We’ll help you work out the different directions they could take – whether that’s an apprenticeship, college, university or launching straight into the world of work.


Another great option for those seeking further and higher education. College provides a more local educational experience, with a teaching environment that’s often smaller. Around 30% of Scottish higher education students are studying at colleges.

Often, college subjects are vocationally orientated – helping people to get qualifications from SQF3 level and onwards. It can also bridge the gap to university – and can feel a little less daunting.

Did you know a HND can get you into second or third year at university?


Apprenticeships are ideal for people who are hands-on learners, who want to learn and earn at the same time. There’s a variety of apprenticeship options available.

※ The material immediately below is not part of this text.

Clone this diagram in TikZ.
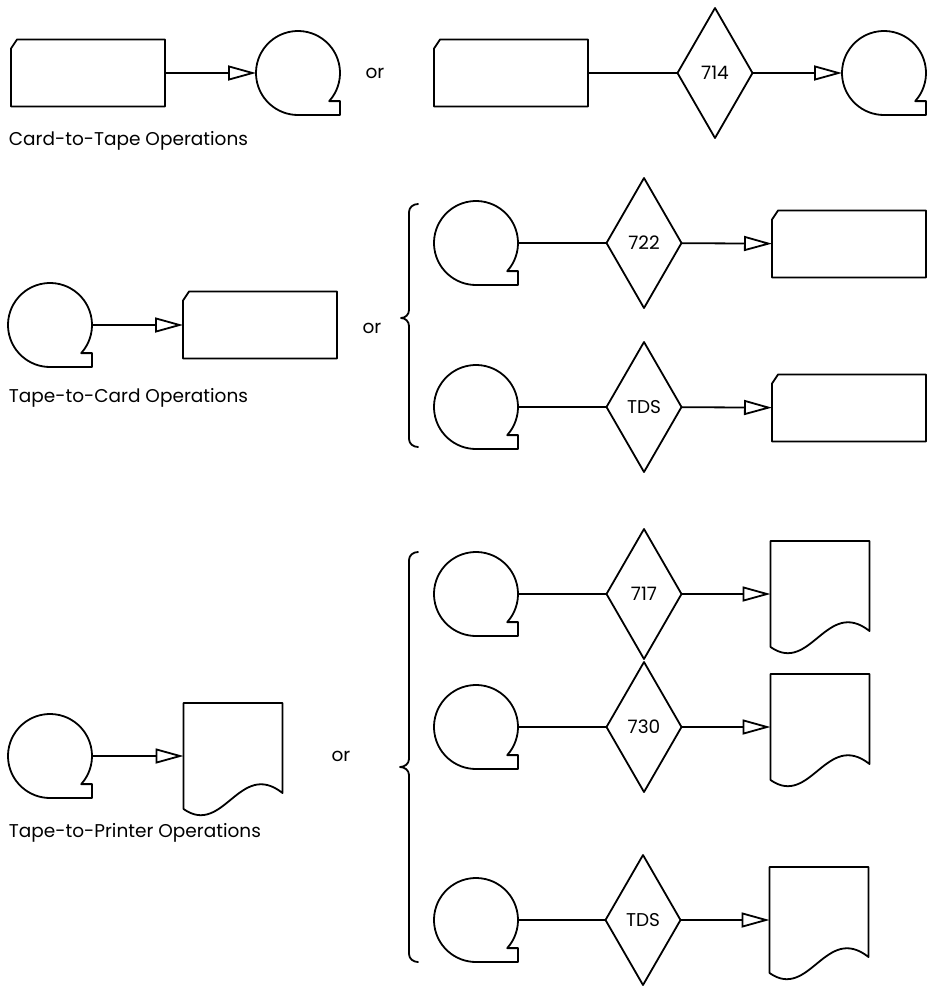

Foundation Apprenticeships are completed in S5 and S6, alongside their Highers or Nationals, affording them the opportunity to gain real-life work experience.

Modern Apprenticeships work by allowing school leavers to learn on the job, whilst receiving skills-based training, across a broad spectrum of industries.

And then there’s Graduate Apprenticeships, which provide four years of on-the-job training alongside a university degree.

These all provide not just robust, industry-recognised qualifications – but also the chance to experience a real-life working environment and gain transferable skills that’ll make them more employable in the long run.


It’s about more than gaining a degree – it’s also somewhere to build your knowledge and skills.

Places for university are competitive, and entry requirements vary from institution to institution. Generally, there’s a minimum requirement of at least three Highers.

It’s about more than grades – universities look for fully-rounded individuals, and often take extracurricular activities, sports, voluntary and paid work into consideration when considering applications.

Students are often encouraged to build experience through internships, part-time and voluntary work.  Learning’s a life-long journey – it’s not just about the degree. Social confidence and connections are also a vital part of the university experience.

Getting a job

Not everyone’s interested in further education. Some people just want to get out there and make an impact straight away. If they’re keen to start working, it’s important to talk to them about what they want to do and achieve.

You’ll need to do some research too – maybe together. It’s a joint learning process, and it’ll give you a chance to discuss opportunities as they arise. Talk about your own experiences of education, life and work. Share your challenges, because if you open up, then your child might too.

And remember, challenges are an inevitable part of the job hunt.  It’s the resilience they respond with that’ll help them in the long run. Listen to their concerns, and support their successes.